>> START Given information

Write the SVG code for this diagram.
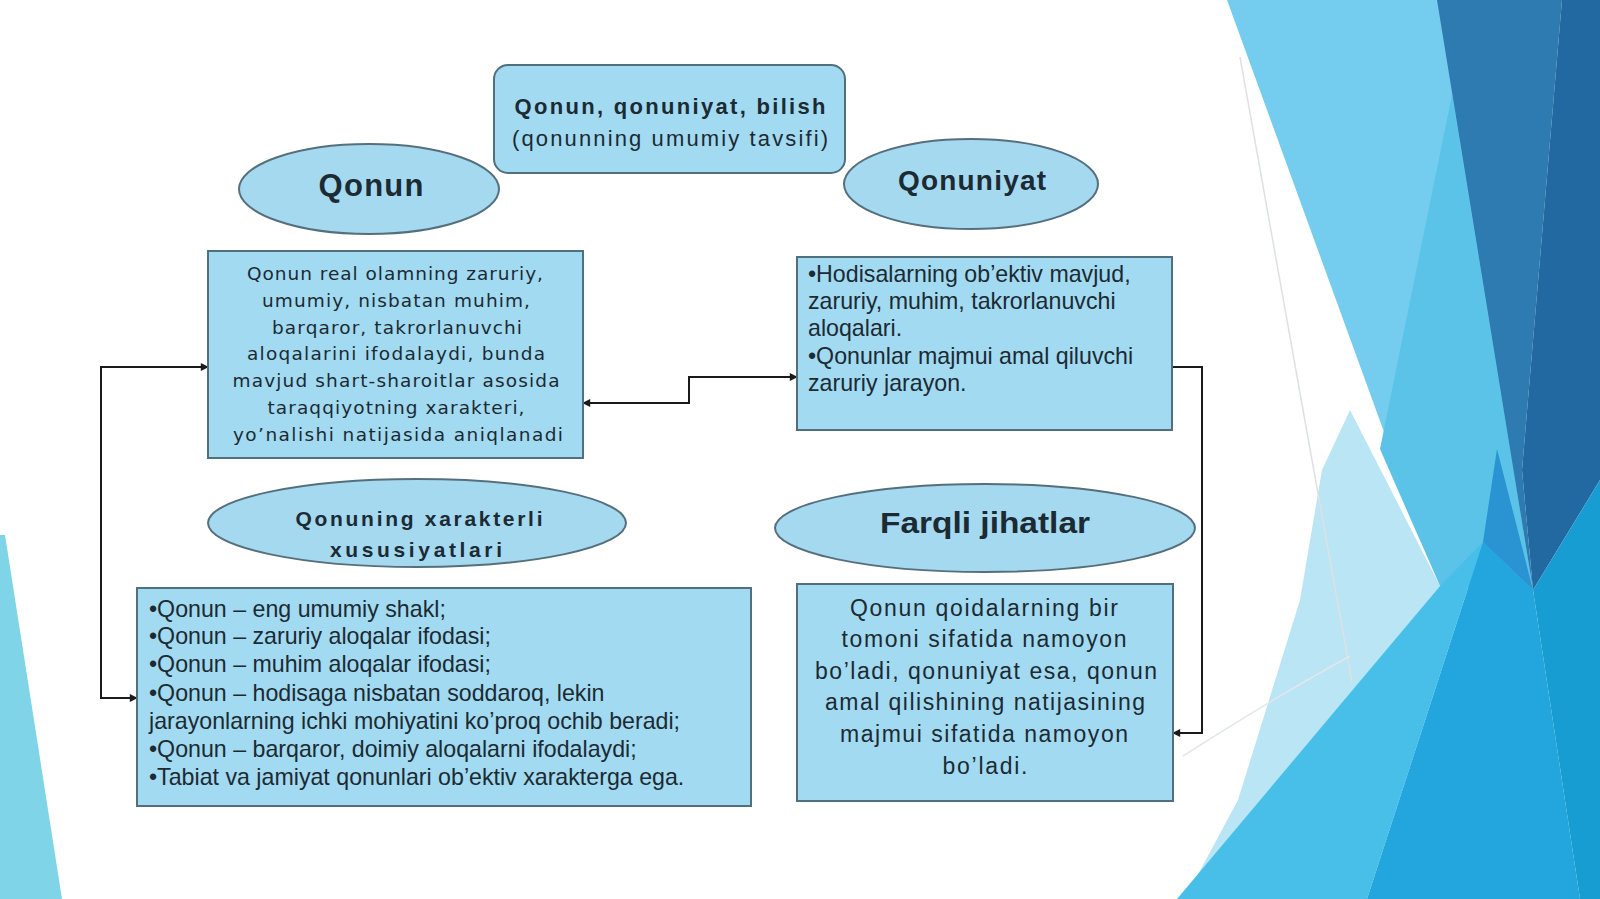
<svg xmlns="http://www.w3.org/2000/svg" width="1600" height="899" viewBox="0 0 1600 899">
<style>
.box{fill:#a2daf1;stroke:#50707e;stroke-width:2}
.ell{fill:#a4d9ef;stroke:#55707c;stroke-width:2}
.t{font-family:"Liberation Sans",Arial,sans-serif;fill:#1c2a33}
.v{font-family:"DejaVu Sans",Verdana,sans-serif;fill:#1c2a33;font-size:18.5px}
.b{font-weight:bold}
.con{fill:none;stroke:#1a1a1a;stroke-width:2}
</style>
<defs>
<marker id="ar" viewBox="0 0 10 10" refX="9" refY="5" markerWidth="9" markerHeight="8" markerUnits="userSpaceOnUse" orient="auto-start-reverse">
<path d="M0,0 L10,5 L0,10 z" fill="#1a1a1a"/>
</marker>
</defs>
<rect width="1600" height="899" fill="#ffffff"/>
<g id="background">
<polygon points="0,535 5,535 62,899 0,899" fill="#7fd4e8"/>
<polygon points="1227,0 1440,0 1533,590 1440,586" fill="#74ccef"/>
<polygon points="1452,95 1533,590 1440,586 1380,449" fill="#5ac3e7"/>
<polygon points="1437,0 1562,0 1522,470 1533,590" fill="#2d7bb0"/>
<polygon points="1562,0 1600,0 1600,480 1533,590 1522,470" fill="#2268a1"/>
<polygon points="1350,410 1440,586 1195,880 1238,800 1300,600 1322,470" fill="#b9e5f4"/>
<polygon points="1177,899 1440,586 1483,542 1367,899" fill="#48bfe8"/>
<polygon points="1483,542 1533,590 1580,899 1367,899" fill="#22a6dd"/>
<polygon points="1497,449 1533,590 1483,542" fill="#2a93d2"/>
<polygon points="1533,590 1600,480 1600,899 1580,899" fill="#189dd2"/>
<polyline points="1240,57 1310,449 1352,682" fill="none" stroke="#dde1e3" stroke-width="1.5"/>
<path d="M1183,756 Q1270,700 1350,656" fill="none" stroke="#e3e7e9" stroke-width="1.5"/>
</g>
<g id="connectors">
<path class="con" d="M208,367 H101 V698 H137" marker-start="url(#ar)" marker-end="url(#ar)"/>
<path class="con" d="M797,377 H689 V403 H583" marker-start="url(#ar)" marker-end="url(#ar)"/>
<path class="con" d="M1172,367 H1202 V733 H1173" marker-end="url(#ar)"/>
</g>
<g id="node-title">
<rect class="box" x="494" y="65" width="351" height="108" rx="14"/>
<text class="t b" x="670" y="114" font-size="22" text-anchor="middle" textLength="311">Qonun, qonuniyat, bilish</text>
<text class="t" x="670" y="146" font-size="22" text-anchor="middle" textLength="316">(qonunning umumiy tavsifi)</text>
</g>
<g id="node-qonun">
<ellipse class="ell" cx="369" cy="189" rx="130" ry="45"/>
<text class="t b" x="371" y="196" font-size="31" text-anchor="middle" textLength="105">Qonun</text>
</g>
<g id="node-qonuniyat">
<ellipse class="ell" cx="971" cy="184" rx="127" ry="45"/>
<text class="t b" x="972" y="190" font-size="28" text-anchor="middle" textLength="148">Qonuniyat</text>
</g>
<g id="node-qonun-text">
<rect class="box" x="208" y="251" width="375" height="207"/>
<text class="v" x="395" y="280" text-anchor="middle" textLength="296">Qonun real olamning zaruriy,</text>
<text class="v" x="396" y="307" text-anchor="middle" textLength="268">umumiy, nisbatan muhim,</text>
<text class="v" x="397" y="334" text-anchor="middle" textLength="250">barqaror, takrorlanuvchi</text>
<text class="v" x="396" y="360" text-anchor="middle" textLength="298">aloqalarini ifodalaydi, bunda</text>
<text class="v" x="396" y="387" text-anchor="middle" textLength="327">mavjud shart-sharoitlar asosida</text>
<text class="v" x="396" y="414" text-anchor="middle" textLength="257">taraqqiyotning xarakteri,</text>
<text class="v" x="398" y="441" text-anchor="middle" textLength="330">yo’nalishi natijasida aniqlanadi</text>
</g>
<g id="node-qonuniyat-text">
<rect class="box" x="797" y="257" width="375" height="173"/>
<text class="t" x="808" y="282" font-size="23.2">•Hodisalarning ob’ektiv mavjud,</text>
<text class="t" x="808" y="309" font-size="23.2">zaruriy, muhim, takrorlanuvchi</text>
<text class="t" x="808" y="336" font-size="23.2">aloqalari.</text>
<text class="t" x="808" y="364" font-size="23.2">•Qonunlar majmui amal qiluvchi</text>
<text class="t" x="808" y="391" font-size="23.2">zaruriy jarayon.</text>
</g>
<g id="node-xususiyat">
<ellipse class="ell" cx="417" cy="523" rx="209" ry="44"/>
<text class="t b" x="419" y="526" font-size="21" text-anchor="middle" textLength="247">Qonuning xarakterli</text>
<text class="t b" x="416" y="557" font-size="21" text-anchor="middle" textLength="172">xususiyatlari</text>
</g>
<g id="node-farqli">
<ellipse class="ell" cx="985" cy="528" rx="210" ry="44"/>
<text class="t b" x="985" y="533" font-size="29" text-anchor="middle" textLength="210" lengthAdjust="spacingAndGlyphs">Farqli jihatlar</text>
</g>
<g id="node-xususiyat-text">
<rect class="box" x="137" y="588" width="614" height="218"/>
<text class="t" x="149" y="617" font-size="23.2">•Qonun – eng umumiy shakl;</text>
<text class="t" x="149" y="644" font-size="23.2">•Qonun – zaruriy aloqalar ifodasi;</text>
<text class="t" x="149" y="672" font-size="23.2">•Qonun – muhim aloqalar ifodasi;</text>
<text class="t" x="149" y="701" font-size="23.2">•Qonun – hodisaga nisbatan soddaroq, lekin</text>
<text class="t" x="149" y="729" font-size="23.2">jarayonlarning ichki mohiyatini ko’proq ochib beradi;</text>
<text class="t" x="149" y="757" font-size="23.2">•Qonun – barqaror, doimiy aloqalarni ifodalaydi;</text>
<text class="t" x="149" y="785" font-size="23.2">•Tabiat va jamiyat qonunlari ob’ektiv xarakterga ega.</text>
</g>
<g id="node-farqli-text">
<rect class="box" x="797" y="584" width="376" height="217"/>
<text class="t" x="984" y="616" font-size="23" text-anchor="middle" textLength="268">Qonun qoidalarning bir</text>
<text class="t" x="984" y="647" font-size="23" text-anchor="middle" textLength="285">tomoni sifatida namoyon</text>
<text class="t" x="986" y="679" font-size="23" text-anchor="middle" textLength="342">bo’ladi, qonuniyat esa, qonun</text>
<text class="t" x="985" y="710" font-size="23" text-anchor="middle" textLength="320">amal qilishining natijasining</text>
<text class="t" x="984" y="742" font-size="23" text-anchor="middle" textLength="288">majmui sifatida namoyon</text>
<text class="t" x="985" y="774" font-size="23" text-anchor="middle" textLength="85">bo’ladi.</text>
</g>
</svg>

>> END Given information

Task description>
All of the lines above should be retyped precisely, apart from the pictures.

Task result>
Write the SVG code for this diagram.
<svg xmlns="http://www.w3.org/2000/svg" width="1600" height="899" viewBox="0 0 1600 899">
<style>
.box{fill:#a2daf1;stroke:#50707e;stroke-width:2}
.ell{fill:#a4d9ef;stroke:#55707c;stroke-width:2}
.t{font-family:"Liberation Sans",Arial,sans-serif;fill:#1c2a33}
.v{font-family:"DejaVu Sans",Verdana,sans-serif;fill:#1c2a33;font-size:18.5px}
.b{font-weight:bold}
.con{fill:none;stroke:#1a1a1a;stroke-width:2}
</style>
<defs>
<marker id="ar" viewBox="0 0 10 10" refX="9" refY="5" markerWidth="9" markerHeight="8" markerUnits="userSpaceOnUse" orient="auto-start-reverse">
<path d="M0,0 L10,5 L0,10 z" fill="#1a1a1a"/>
</marker>
</defs>
<rect width="1600" height="899" fill="#ffffff"/>
<g id="background">
<polygon points="0,535 5,535 62,899 0,899" fill="#7fd4e8"/>
<polygon points="1227,0 1440,0 1533,590 1440,586" fill="#74ccef"/>
<polygon points="1452,95 1533,590 1440,586 1380,449" fill="#5ac3e7"/>
<polygon points="1437,0 1562,0 1522,470 1533,590" fill="#2d7bb0"/>
<polygon points="1562,0 1600,0 1600,480 1533,590 1522,470" fill="#2268a1"/>
<polygon points="1350,410 1440,586 1195,880 1238,800 1300,600 1322,470" fill="#b9e5f4"/>
<polygon points="1177,899 1440,586 1483,542 1367,899" fill="#48bfe8"/>
<polygon points="1483,542 1533,590 1580,899 1367,899" fill="#22a6dd"/>
<polygon points="1497,449 1533,590 1483,542" fill="#2a93d2"/>
<polygon points="1533,590 1600,480 1600,899 1580,899" fill="#189dd2"/>
<polyline points="1240,57 1310,449 1352,682" fill="none" stroke="#dde1e3" stroke-width="1.5"/>
<path d="M1183,756 Q1270,700 1350,656" fill="none" stroke="#e3e7e9" stroke-width="1.5"/>
</g>
<g id="connectors">
<path class="con" d="M208,367 H101 V698 H137" marker-start="url(#ar)" marker-end="url(#ar)"/>
<path class="con" d="M797,377 H689 V403 H583" marker-start="url(#ar)" marker-end="url(#ar)"/>
<path class="con" d="M1172,367 H1202 V733 H1173" marker-end="url(#ar)"/>
</g>
<g id="node-title">
<rect class="box" x="494" y="65" width="351" height="108" rx="14"/>
<text class="t b" x="670" y="114" font-size="22" text-anchor="middle" textLength="311">Qonun, qonuniyat, bilish</text>
<text class="t" x="670" y="146" font-size="22" text-anchor="middle" textLength="316">(qonunning umumiy tavsifi)</text>
</g>
<g id="node-qonun">
<ellipse class="ell" cx="369" cy="189" rx="130" ry="45"/>
<text class="t b" x="371" y="196" font-size="31" text-anchor="middle" textLength="105">Qonun</text>
</g>
<g id="node-qonuniyat">
<ellipse class="ell" cx="971" cy="184" rx="127" ry="45"/>
<text class="t b" x="972" y="190" font-size="28" text-anchor="middle" textLength="148">Qonuniyat</text>
</g>
<g id="node-qonun-text">
<rect class="box" x="208" y="251" width="375" height="207"/>
<text class="v" x="395" y="280" text-anchor="middle" textLength="296">Qonun real olamning zaruriy,</text>
<text class="v" x="396" y="307" text-anchor="middle" textLength="268">umumiy, nisbatan muhim,</text>
<text class="v" x="397" y="334" text-anchor="middle" textLength="250">barqaror, takrorlanuvchi</text>
<text class="v" x="396" y="360" text-anchor="middle" textLength="298">aloqalarini ifodalaydi, bunda</text>
<text class="v" x="396" y="387" text-anchor="middle" textLength="327">mavjud shart-sharoitlar asosida</text>
<text class="v" x="396" y="414" text-anchor="middle" textLength="257">taraqqiyotning xarakteri,</text>
<text class="v" x="398" y="441" text-anchor="middle" textLength="330">yo’nalishi natijasida aniqlanadi</text>
</g>
<g id="node-qonuniyat-text">
<rect class="box" x="797" y="257" width="375" height="173"/>
<text class="t" x="808" y="282" font-size="23.2">•Hodisalarning ob’ektiv mavjud,</text>
<text class="t" x="808" y="309" font-size="23.2">zaruriy, muhim, takrorlanuvchi</text>
<text class="t" x="808" y="336" font-size="23.2">aloqalari.</text>
<text class="t" x="808" y="364" font-size="23.2">•Qonunlar majmui amal qiluvchi</text>
<text class="t" x="808" y="391" font-size="23.2">zaruriy jarayon.</text>
</g>
<g id="node-xususiyat">
<ellipse class="ell" cx="417" cy="523" rx="209" ry="44"/>
<text class="t b" x="419" y="526" font-size="21" text-anchor="middle" textLength="247">Qonuning xarakterli</text>
<text class="t b" x="416" y="557" font-size="21" text-anchor="middle" textLength="172">xususiyatlari</text>
</g>
<g id="node-farqli">
<ellipse class="ell" cx="985" cy="528" rx="210" ry="44"/>
<text class="t b" x="985" y="533" font-size="29" text-anchor="middle" textLength="210" lengthAdjust="spacingAndGlyphs">Farqli jihatlar</text>
</g>
<g id="node-xususiyat-text">
<rect class="box" x="137" y="588" width="614" height="218"/>
<text class="t" x="149" y="617" font-size="23.2">•Qonun – eng umumiy shakl;</text>
<text class="t" x="149" y="644" font-size="23.2">•Qonun – zaruriy aloqalar ifodasi;</text>
<text class="t" x="149" y="672" font-size="23.2">•Qonun – muhim aloqalar ifodasi;</text>
<text class="t" x="149" y="701" font-size="23.2">•Qonun – hodisaga nisbatan soddaroq, lekin</text>
<text class="t" x="149" y="729" font-size="23.2">jarayonlarning ichki mohiyatini ko’proq ochib beradi;</text>
<text class="t" x="149" y="757" font-size="23.2">•Qonun – barqaror, doimiy aloqalarni ifodalaydi;</text>
<text class="t" x="149" y="785" font-size="23.2">•Tabiat va jamiyat qonunlari ob’ektiv xarakterga ega.</text>
</g>
<g id="node-farqli-text">
<rect class="box" x="797" y="584" width="376" height="217"/>
<text class="t" x="984" y="616" font-size="23" text-anchor="middle" textLength="268">Qonun qoidalarning bir</text>
<text class="t" x="984" y="647" font-size="23" text-anchor="middle" textLength="285">tomoni sifatida namoyon</text>
<text class="t" x="986" y="679" font-size="23" text-anchor="middle" textLength="342">bo’ladi, qonuniyat esa, qonun</text>
<text class="t" x="985" y="710" font-size="23" text-anchor="middle" textLength="320">amal qilishining natijasining</text>
<text class="t" x="984" y="742" font-size="23" text-anchor="middle" textLength="288">majmui sifatida namoyon</text>
<text class="t" x="985" y="774" font-size="23" text-anchor="middle" textLength="85">bo’ladi.</text>
</g>
</svg>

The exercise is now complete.